The outcome will determine whether Dutch citizens’ sensitive identity data remain under sovereign protection, influencing trust in e‑government services and setting a precedent for EU data sovereignty.
The DigiD platform is the backbone of Dutch digital interaction, linking citizens to health insurers, tax authorities, municipalities and pension funds. Its reliance on Solvinity’s cloud infrastructure means that any shift in ownership can ripple through millions of daily transactions, making data protection a matter of national security. As Europe tightens its stance on data sovereignty, the Netherlands faces a test case: whether a critical public service can stay insulated from foreign jurisdictional reach.
Kyndryl’s proposed purchase of Solvinity has triggered alarm because U.S. law, notably the CLOUD Act, can compel American companies to hand over data to federal agencies. Dutch MPs argue that without explicit legal safeguards, the acquisition could open a backdoor for U.S. intelligence, potentially enabling coercion or blackmail.
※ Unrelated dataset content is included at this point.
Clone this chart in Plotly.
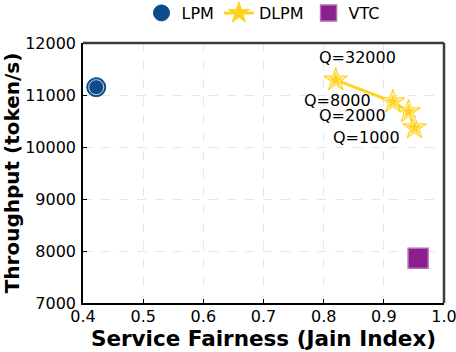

Options on the table include persuading Solvinity to abandon the deal, securing a "golden share" that grants the state veto power, or migrating DigiD services to a non‑American provider. Each path carries technical, financial, and political trade‑offs that the caretaker government must weigh quickly.
Beyond the immediate controversy, the episode underscores a broader shift toward digital sovereignty in the EU. The upcoming coalition’s promise of a dedicated digital‑security minister signals an institutional response, aiming to centralise authority and budget for safeguarding critical infrastructure. How the Netherlands navigates this challenge will likely influence other member states grappling with similar cross‑border data dependencies, reinforcing the strategic importance of sovereign cloud solutions in the era of hybrid threats.
American IT services firm Kyndryl announced its pending acquisition of Dutch cloud and infrastructure provider Solvinity, which hosts the DigiD digital identification platform. Dutch parliamentarians warned the deal could give the U.S. government access to Dutch citizens' data and urged the government to block or mitigate the acquisition. No financial terms were disclosed.